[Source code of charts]
>> Begin

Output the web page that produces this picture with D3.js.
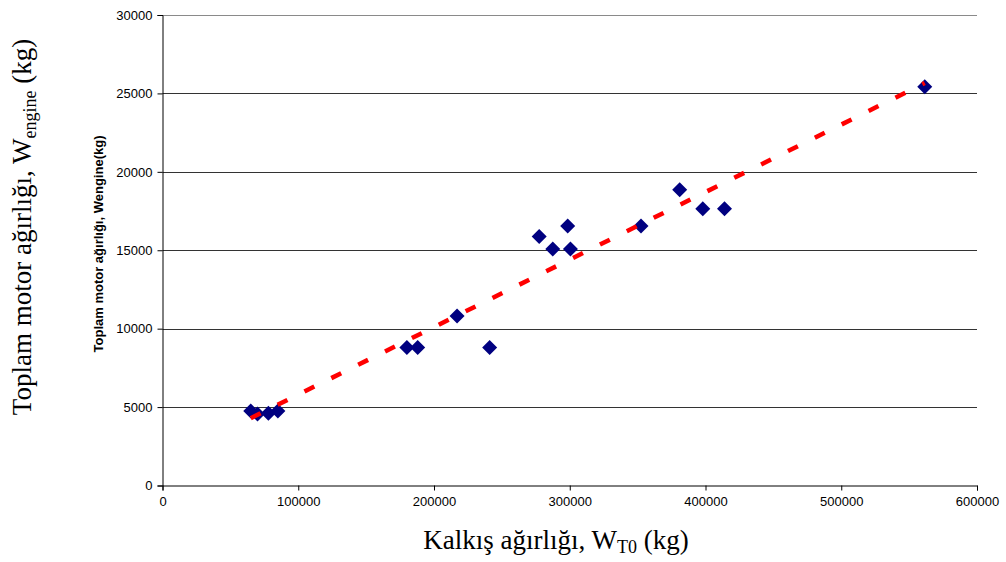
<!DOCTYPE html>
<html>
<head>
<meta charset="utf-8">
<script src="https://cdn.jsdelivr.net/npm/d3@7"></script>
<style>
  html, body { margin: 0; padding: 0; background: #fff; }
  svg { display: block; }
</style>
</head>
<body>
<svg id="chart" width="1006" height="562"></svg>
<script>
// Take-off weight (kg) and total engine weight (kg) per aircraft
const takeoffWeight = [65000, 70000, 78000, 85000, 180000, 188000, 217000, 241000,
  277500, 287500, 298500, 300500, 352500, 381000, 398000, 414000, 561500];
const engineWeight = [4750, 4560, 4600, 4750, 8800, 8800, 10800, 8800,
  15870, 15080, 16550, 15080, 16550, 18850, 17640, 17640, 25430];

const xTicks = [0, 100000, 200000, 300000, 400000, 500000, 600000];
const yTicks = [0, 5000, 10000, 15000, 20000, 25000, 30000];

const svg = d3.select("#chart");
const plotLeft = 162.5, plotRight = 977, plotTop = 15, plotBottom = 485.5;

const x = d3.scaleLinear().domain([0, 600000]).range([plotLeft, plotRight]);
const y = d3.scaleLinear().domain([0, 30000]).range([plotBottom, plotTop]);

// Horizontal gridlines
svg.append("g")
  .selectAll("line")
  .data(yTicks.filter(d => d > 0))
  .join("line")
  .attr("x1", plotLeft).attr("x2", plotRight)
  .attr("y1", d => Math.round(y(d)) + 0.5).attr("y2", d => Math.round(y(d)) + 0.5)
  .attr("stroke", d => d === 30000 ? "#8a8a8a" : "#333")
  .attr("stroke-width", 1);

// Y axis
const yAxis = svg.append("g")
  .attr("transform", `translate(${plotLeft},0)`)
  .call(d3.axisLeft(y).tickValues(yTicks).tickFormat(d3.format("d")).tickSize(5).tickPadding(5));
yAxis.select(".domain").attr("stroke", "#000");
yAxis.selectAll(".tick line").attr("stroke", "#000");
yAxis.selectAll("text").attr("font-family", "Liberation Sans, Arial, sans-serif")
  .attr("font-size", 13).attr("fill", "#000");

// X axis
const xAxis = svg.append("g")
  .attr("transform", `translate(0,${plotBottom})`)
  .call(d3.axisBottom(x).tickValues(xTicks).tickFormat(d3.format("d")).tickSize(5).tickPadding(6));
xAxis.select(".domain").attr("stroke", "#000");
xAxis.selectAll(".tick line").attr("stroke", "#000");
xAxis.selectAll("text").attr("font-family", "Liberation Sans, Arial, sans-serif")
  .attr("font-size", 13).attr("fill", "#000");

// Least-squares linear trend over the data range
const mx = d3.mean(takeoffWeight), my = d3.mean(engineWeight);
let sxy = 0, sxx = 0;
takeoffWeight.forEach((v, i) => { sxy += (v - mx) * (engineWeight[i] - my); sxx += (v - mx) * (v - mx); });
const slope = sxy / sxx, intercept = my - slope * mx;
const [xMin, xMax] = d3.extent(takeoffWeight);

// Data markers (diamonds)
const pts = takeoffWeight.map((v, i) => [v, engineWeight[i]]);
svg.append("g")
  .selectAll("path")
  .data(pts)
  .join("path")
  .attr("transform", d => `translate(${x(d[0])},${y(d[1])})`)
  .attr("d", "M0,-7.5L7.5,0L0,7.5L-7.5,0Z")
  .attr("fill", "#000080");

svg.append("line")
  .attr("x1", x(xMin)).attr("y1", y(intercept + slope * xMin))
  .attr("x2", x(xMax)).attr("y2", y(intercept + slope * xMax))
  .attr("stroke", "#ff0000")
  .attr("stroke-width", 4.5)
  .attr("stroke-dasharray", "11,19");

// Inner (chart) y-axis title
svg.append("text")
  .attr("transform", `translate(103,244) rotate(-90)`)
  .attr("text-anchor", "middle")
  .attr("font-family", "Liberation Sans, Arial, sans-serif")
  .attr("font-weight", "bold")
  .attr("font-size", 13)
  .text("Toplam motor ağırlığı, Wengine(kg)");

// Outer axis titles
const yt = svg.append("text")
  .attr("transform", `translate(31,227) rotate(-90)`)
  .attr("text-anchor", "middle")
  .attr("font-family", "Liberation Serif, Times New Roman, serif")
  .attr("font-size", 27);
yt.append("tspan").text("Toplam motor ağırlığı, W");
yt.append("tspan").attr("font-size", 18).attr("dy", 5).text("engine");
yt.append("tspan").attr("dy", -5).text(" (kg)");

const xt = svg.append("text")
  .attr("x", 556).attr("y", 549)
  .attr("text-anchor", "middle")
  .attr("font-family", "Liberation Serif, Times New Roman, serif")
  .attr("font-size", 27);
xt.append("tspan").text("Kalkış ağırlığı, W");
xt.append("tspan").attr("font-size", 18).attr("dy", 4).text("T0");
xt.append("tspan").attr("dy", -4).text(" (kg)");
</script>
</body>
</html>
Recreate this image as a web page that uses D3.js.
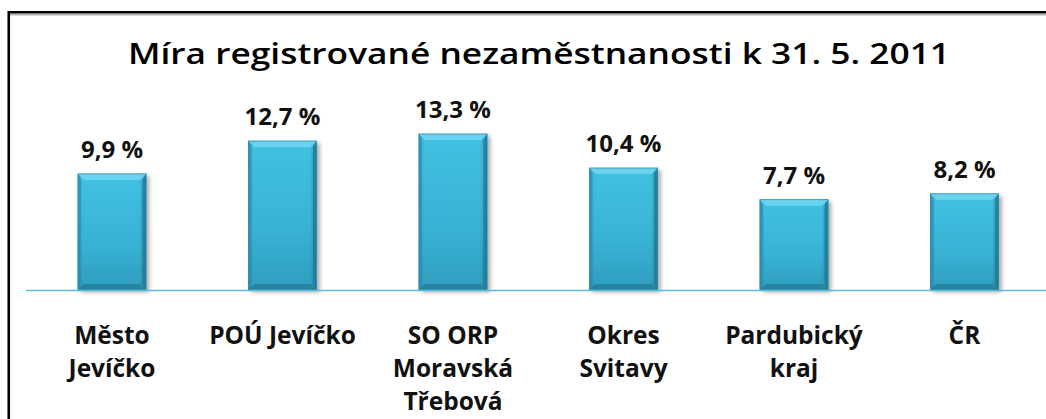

>> End

Work required:
Keep every word of the data as it is when you write it out, but drop the pictures.

Result of the exercise:
Output the web page that produces this picture with D3.js.
<!DOCTYPE html>
<html>
<head>
<meta charset="utf-8">
<script src="https://cdn.jsdelivr.net/npm/d3@7"></script>
<style>
  html, body { margin: 0; padding: 0; background: #fff; }
  svg { display: block; }
</style>
</head>
<body>
<svg id="chart" width="1006" height="562"></svg>
<script>
// Take-off weight (kg) and total engine weight (kg) per aircraft
const takeoffWeight = [65000, 70000, 78000, 85000, 180000, 188000, 217000, 241000,
  277500, 287500, 298500, 300500, 352500, 381000, 398000, 414000, 561500];
const engineWeight = [4750, 4560, 4600, 4750, 8800, 8800, 10800, 8800,
  15870, 15080, 16550, 15080, 16550, 18850, 17640, 17640, 25430];

const xTicks = [0, 100000, 200000, 300000, 400000, 500000, 600000];
const yTicks = [0, 5000, 10000, 15000, 20000, 25000, 30000];

const svg = d3.select("#chart");
const plotLeft = 162.5, plotRight = 977, plotTop = 15, plotBottom = 485.5;

const x = d3.scaleLinear().domain([0, 600000]).range([plotLeft, plotRight]);
const y = d3.scaleLinear().domain([0, 30000]).range([plotBottom, plotTop]);

// Horizontal gridlines
svg.append("g")
  .selectAll("line")
  .data(yTicks.filter(d => d > 0))
  .join("line")
  .attr("x1", plotLeft).attr("x2", plotRight)
  .attr("y1", d => Math.round(y(d)) + 0.5).attr("y2", d => Math.round(y(d)) + 0.5)
  .attr("stroke", d => d === 30000 ? "#8a8a8a" : "#333")
  .attr("stroke-width", 1);

// Y axis
const yAxis = svg.append("g")
  .attr("transform", `translate(${plotLeft},0)`)
  .call(d3.axisLeft(y).tickValues(yTicks).tickFormat(d3.format("d")).tickSize(5).tickPadding(5));
yAxis.select(".domain").attr("stroke", "#000");
yAxis.selectAll(".tick line").attr("stroke", "#000");
yAxis.selectAll("text").attr("font-family", "Liberation Sans, Arial, sans-serif")
  .attr("font-size", 13).attr("fill", "#000");

// X axis
const xAxis = svg.append("g")
  .attr("transform", `translate(0,${plotBottom})`)
  .call(d3.axisBottom(x).tickValues(xTicks).tickFormat(d3.format("d")).tickSize(5).tickPadding(6));
xAxis.select(".domain").attr("stroke", "#000");
xAxis.selectAll(".tick line").attr("stroke", "#000");
xAxis.selectAll("text").attr("font-family", "Liberation Sans, Arial, sans-serif")
  .attr("font-size", 13).attr("fill", "#000");

// Least-squares linear trend over the data range
const mx = d3.mean(takeoffWeight), my = d3.mean(engineWeight);
let sxy = 0, sxx = 0;
takeoffWeight.forEach((v, i) => { sxy += (v - mx) * (engineWeight[i] - my); sxx += (v - mx) * (v - mx); });
const slope = sxy / sxx, intercept = my - slope * mx;
const [xMin, xMax] = d3.extent(takeoffWeight);

// Data markers (diamonds)
const pts = takeoffWeight.map((v, i) => [v, engineWeight[i]]);
svg.append("g")
  .selectAll("path")
  .data(pts)
  .join("path")
  .attr("transform", d => `translate(${x(d[0])},${y(d[1])})`)
  .attr("d", "M0,-7.5L7.5,0L0,7.5L-7.5,0Z")
  .attr("fill", "#000080");

svg.append("line")
  .attr("x1", x(xMin)).attr("y1", y(intercept + slope * xMin))
  .attr("x2", x(xMax)).attr("y2", y(intercept + slope * xMax))
  .attr("stroke", "#ff0000")
  .attr("stroke-width", 4.5)
  .attr("stroke-dasharray", "11,19");

// Inner (chart) y-axis title
svg.append("text")
  .attr("transform", `translate(103,244) rotate(-90)`)
  .attr("text-anchor", "middle")
  .attr("font-family", "Liberation Sans, Arial, sans-serif")
  .attr("font-weight", "bold")
  .attr("font-size", 13)
  .text("Toplam motor ağırlığı, Wengine(kg)");

// Outer axis titles
const yt = svg.append("text")
  .attr("transform", `translate(31,227) rotate(-90)`)
  .attr("text-anchor", "middle")
  .attr("font-family", "Liberation Serif, Times New Roman, serif")
  .attr("font-size", 27);
yt.append("tspan").text("Toplam motor ağırlığı, W");
yt.append("tspan").attr("font-size", 18).attr("dy", 5).text("engine");
yt.append("tspan").attr("dy", -5).text(" (kg)");

const xt = svg.append("text")
  .attr("x", 556).attr("y", 549)
  .attr("text-anchor", "middle")
  .attr("font-family", "Liberation Serif, Times New Roman, serif")
  .attr("font-size", 27);
xt.append("tspan").text("Kalkış ağırlığı, W");
xt.append("tspan").attr("font-size", 18).attr("dy", 4).text("T0");
xt.append("tspan").attr("dy", -4).text(" (kg)");
</script>
</body>
</html>
Recreate this image as a web page that uses D3.js.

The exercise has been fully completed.